Re:That sound you hear... (Score:5, Insightful)
What providers try to do now is to say "yes, I know both sides already paid for a certain amount of data to be delivered. Now I want to be paid to make sure that nothing happens to said data." I don't have a problem with dynamic throttling of all sites, or any other generic traffic shaping. What I do object to is ISPs trying to tell me that msn.com will load quickly (because MS paid up), but google.com won't (because Google hasn't).
If you think Net Neutrality isn't a big deal, it is. As a matter of fact, it is the reason that we have Amazon.com, Netflix, Google, Yahoo or any of the other major internet players. They would have died in an environment where they would have had to pay to load as quickly as other established players.
Re:grow up (Score:3, Insightful)
One problem with libertarians is that you don't properly distinguish between the specific and the general. Like when you just capitalized "Libertarianism": that's the specific ideology of the Libertarian Party, not the general ideology of the political philosophy.

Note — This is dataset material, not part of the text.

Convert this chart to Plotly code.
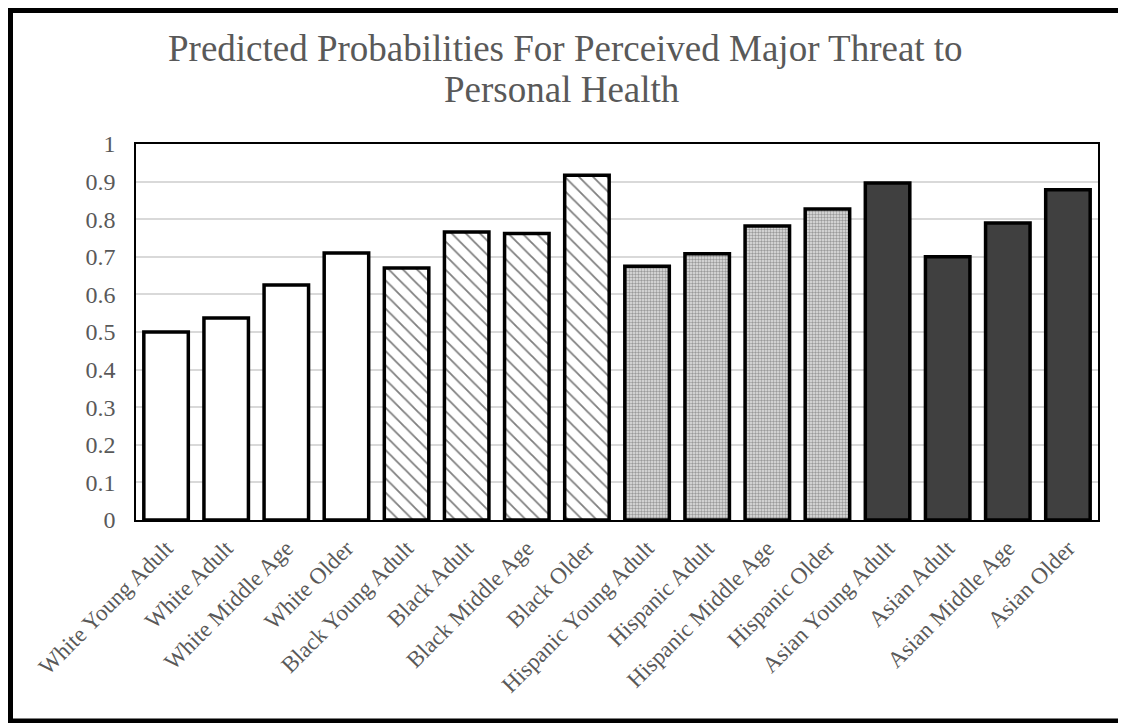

That tendency to conflation also underwrites the thinking in that entire post you just made. I never said "well, [l]ibertariams support the free market, and this happened in a free market, so, ummm DEATH TO LIBERTARIANS!" or anything close. In fact, I pointed out that the market in which Virgin's making its grab is not free, just the most obvious way in which your contrived "summary" is unconnected to reality. But it is a self-serving oversimplification, from a libertarian, so of course I should dignify it with the respect of a logical response
Libertarianism is political extremism, worshiping liberty while ignoring every other value, fetishizing a reductionist logic ad absurdum. I've had to deal with it for years, as generation after generation discovers Ayn Rand and "the virtue of selfishness" for itself, as if the world were brand new. There's as little chance of clear and reasoned debate about extremist libertarianism as there is about any other fundamentalism, as I've learned over and again for so long. No, it's much better to just laugh at it, because it's really better as a joke. Taking it seriously is just much too sad.